- What you will do: Transcribe the records below from the first line to the line that includes "const yTicks = [0, 20, 40, 60, 80, 100, 120];", inclusive, and omit the pictures.
──────── Provided material ────────
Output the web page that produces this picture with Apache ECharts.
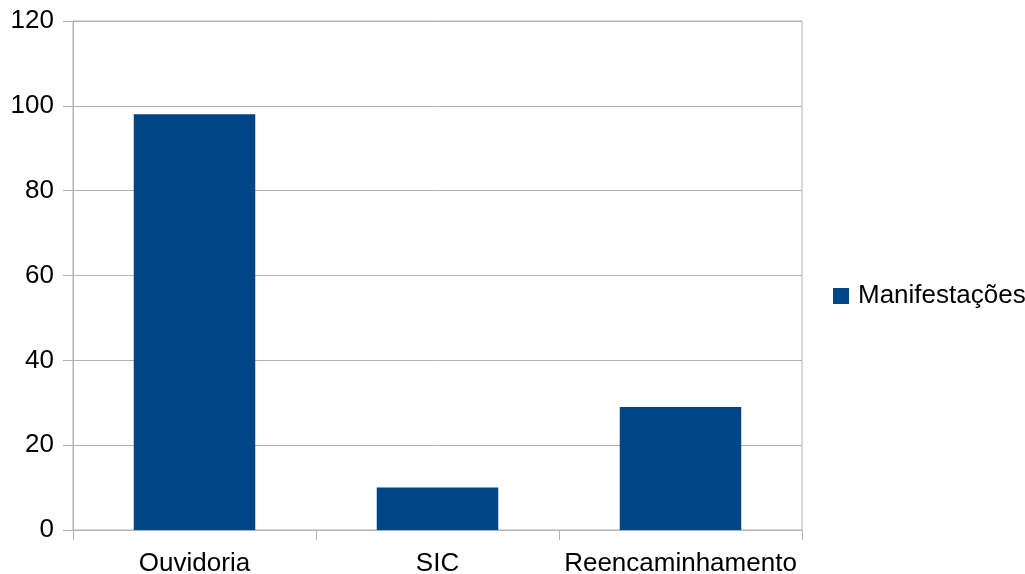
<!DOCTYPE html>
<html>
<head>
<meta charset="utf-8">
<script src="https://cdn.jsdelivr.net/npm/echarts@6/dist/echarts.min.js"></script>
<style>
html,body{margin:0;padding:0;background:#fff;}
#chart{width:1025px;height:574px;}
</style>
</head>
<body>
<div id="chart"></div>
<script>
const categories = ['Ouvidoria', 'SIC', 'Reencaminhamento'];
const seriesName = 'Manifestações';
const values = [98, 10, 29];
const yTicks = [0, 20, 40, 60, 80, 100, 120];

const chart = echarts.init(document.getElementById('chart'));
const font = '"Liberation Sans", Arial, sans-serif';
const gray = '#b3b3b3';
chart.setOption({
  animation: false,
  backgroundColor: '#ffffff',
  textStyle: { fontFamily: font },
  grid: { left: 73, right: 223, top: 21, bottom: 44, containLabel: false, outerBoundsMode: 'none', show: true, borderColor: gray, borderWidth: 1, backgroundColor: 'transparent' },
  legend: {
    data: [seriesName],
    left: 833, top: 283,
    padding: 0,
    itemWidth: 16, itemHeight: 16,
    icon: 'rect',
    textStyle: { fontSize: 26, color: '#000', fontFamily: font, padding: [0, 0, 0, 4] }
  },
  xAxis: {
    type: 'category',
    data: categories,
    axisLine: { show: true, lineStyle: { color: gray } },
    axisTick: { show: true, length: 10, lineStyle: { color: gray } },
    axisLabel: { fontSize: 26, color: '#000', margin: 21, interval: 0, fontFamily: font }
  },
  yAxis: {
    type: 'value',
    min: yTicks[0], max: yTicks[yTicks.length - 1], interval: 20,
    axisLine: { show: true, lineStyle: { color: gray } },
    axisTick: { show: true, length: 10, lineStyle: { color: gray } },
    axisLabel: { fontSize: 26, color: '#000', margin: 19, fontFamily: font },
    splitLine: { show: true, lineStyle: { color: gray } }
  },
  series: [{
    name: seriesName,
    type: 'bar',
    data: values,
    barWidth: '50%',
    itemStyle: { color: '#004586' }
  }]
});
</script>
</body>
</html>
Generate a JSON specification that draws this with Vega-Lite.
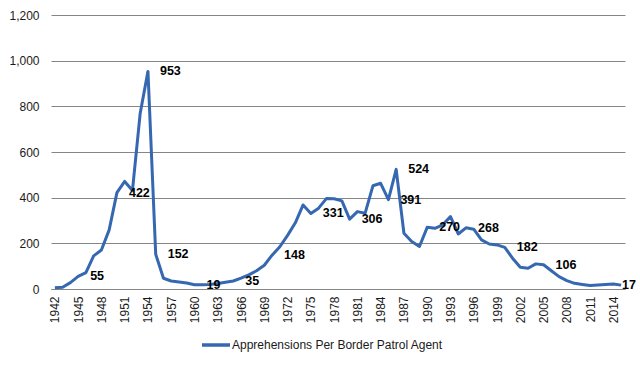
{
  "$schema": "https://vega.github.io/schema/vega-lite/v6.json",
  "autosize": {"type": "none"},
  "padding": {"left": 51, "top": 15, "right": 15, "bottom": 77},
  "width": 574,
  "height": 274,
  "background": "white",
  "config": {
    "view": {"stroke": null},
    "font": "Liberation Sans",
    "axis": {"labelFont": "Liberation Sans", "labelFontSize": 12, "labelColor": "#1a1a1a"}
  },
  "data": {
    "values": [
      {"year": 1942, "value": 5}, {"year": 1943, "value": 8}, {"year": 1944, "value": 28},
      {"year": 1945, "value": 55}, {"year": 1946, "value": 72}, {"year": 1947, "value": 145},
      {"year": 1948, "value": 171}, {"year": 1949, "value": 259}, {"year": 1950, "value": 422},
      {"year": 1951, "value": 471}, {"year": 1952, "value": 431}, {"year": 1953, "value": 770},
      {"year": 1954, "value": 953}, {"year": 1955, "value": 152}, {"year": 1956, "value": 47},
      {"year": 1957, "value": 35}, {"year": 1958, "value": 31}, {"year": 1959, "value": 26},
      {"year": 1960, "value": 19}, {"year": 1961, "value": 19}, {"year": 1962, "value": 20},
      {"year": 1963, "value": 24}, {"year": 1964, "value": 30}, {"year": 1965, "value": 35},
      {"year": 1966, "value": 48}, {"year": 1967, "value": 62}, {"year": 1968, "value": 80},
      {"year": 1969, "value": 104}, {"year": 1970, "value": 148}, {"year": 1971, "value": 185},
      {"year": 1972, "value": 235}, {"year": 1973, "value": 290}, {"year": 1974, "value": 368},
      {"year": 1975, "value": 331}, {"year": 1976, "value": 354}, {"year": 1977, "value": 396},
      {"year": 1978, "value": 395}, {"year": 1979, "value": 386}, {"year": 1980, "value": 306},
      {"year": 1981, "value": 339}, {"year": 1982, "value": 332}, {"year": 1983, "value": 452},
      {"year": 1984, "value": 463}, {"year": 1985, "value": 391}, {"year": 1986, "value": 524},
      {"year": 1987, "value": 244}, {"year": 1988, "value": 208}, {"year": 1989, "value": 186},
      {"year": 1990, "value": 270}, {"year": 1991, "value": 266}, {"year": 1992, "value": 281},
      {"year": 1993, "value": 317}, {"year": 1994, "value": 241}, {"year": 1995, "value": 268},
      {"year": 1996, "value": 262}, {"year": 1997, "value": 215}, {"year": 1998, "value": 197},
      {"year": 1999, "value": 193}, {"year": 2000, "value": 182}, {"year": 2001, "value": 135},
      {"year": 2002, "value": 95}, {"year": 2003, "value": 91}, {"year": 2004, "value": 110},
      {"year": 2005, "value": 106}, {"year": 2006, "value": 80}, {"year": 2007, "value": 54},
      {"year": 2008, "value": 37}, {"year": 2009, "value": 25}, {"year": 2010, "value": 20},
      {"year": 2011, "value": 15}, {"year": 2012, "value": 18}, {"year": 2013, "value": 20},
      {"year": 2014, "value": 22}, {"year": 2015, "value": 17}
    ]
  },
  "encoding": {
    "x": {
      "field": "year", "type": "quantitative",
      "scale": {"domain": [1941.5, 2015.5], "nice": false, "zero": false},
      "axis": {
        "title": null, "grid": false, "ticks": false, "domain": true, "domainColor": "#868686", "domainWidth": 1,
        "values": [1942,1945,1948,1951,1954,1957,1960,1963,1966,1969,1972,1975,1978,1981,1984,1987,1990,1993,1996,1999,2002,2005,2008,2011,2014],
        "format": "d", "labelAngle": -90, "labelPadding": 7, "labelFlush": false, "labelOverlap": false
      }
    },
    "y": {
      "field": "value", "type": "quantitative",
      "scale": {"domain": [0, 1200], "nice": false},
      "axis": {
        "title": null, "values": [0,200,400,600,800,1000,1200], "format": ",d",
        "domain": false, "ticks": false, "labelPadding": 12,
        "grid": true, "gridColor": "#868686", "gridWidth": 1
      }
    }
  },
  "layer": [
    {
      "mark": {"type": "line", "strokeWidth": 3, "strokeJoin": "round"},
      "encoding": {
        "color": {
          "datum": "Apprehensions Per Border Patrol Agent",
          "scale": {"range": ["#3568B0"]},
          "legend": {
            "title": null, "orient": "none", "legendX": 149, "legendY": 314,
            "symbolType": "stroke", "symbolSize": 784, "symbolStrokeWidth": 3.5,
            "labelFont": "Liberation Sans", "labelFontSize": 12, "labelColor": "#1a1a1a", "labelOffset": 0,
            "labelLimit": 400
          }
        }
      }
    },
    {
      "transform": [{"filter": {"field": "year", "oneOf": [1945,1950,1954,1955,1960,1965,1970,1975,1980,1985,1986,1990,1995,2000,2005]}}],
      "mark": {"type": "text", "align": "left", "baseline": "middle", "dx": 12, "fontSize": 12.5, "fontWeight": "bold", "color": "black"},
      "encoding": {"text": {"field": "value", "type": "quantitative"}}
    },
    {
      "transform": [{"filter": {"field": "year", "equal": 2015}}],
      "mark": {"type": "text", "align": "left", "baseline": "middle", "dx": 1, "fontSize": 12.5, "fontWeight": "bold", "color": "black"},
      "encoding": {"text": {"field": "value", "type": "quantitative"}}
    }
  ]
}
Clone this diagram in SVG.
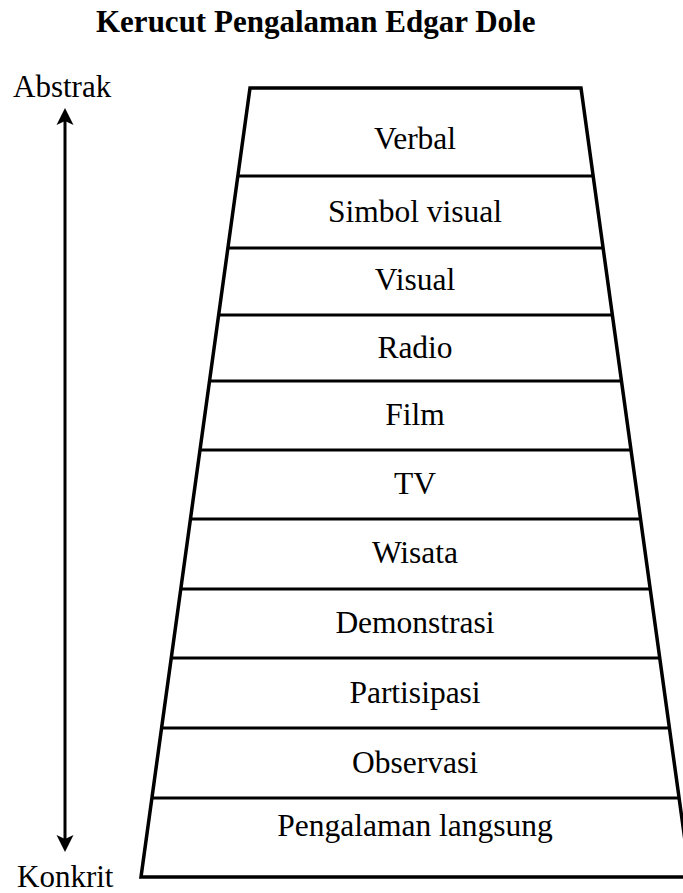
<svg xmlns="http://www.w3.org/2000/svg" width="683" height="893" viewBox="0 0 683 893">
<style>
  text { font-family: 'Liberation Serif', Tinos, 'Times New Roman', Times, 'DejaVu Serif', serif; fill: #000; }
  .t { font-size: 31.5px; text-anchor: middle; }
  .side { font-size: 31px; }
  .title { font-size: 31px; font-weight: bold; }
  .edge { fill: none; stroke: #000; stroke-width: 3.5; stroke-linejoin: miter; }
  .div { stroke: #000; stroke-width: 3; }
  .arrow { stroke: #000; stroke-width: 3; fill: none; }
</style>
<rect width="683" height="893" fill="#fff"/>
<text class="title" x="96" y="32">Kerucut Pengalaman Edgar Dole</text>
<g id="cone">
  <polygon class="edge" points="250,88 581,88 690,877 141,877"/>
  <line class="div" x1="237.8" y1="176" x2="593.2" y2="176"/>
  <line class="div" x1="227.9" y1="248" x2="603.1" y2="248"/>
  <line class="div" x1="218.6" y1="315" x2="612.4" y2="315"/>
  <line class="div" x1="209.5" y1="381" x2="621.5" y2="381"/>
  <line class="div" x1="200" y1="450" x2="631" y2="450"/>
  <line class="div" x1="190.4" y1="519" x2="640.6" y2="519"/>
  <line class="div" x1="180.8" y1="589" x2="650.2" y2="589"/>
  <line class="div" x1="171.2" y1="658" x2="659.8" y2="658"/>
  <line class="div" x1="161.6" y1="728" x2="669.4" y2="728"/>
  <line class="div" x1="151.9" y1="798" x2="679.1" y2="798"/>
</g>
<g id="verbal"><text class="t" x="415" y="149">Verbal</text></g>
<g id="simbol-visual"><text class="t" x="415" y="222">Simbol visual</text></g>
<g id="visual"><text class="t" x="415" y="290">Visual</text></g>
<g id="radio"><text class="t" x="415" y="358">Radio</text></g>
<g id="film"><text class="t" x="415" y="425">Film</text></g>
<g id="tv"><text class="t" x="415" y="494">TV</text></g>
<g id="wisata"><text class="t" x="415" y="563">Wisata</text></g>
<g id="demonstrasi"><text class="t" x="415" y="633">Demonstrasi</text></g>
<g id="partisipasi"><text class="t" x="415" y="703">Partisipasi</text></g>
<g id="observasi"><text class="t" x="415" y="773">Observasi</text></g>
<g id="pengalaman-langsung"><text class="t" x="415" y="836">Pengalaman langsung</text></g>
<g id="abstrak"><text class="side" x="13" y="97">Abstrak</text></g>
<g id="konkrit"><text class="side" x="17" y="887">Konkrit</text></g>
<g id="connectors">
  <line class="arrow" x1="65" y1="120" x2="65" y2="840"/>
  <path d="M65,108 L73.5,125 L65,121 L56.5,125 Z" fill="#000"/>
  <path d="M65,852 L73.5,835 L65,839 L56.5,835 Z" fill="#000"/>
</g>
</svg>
────────
- Response to this exercise:
Output the web page that produces this picture with Apache ECharts.
<!DOCTYPE html>
<html>
<head>
<meta charset="utf-8">
<script src="https://cdn.jsdelivr.net/npm/echarts@6/dist/echarts.min.js"></script>
<style>
html,body{margin:0;padding:0;background:#fff;}
#chart{width:1025px;height:574px;}
</style>
</head>
<body>
<div id="chart"></div>
<script>
const categories = ['Ouvidoria', 'SIC', 'Reencaminhamento'];
const seriesName = 'Manifestações';
const values = [98, 10, 29];
const yTicks = [0, 20, 40, 60, 80, 100, 120];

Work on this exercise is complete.